Über viele Jahrhunderte hindurch war Monismus die vorherrschende Beziehung zwischen Herrschern und Beherrschten. Sieht man einmal von Amerika ab, wo sich die Gesellschaft früher ausdifferenzierte als in Europa, weil in Amerika traditionelle Machtstrukturen fehlten, so gerieten in Europa die Beziehungen zwischen Regierenden und Regierten vor allem im 19. Jh. in „Unordnung“. Die Gesellschaft begann, sich aufzusplittern in immer mehr Gruppen. Aus Homogenität wurde Heterogenität. Schon MARTIN LUTHER hatte mit seiner Reform der Katholischen Kirche ein konkurrierendes Kirchenmodell entgegengesetzt und damit zumindest theoretisch Wahlmöglichkeiten eröffnet. Die Industrialisierung brach mit anderen Festfügungen. Eine neue Klasse, die Arbeiterschicht, betrat die politische Bühne, und ganz sicher empfand sie ihre Interessen nicht als identisch mit denen ihrer Herrscher. Frauen wollten eigene Interessen artikulieren und gründeten Zusammenschlüsse, Vereine und Honoratiorenparteien formulierten politische Ansichten und Ambitionen; zwischen den Herrscher oder die Regierung und das Volk als großer Masse schob sich eine Vielzahl von Interessenorganisationen.

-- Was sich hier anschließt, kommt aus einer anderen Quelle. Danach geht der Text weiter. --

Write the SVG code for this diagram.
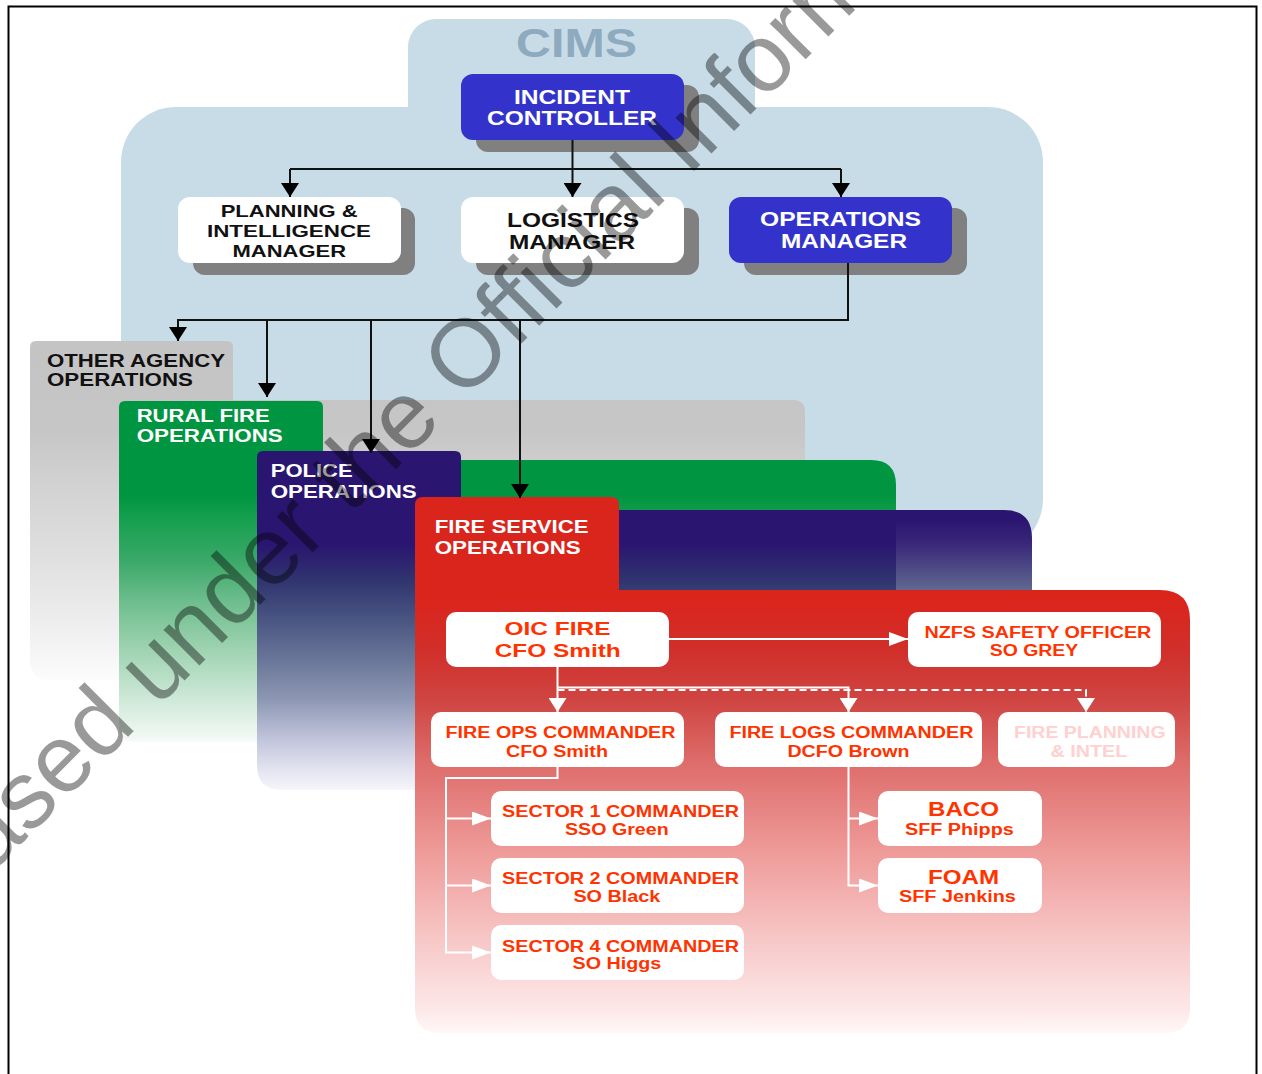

Der veränderten gesellschaftlichen, ökonomischen und politischen Situation musste zu Beginn des 20. Jh.s mit einer Theorie Rechnung getragen werden, der Pluralismus-Theorie. Ansatzpunkt der frühen Pluralisten war ihre Kritik am vorherrschenden Staatsbegriff. Die alte Souveränitätslehre war in ihren Augen zu einseitig legalistisch, politisch eng, und vor allem umfasste sie nicht die gesamte soziale Wirklichkeit, wie sie sich im letzten Drittel des 19. Jhs. herausgebildet hatte. Hatten sich bislang Monarch oder Regierung einerseits, Zünfte, Stände oder Familien andererseits gegenüber gestanden, so war es im Zuge der Modernisierung und Industrialisierung zu einer großen Zunahme gesellschaftlicher Gruppen gekommen: Berufsgruppen, politische Parteien und Organisationen, Gewerkschaften, Frauenvereinigungen, religiöse Organisationen, Freizeitgruppen usw. Das warf neue Fragen auf: Wenn ein Bürger nun Mitglied mehrerer Organisationen war, stellte sich die Frage nach seiner Loyalität, falls diese Organisationen unterschiedliche Positionen vertraten. Wem gehörte die Loyalität eines Menschen, der als Staatsbürger Mitglied eines Staates ist, vielleicht darüber hinaus aber auch Mitglied einer pazifistischen Vereinigung ist, dann, wenn ein Krieg ausbricht? Wem gegenüber ist er zur Treue verpflichtet? Bislang hatte die Antwort immer geheißen: dem Staat.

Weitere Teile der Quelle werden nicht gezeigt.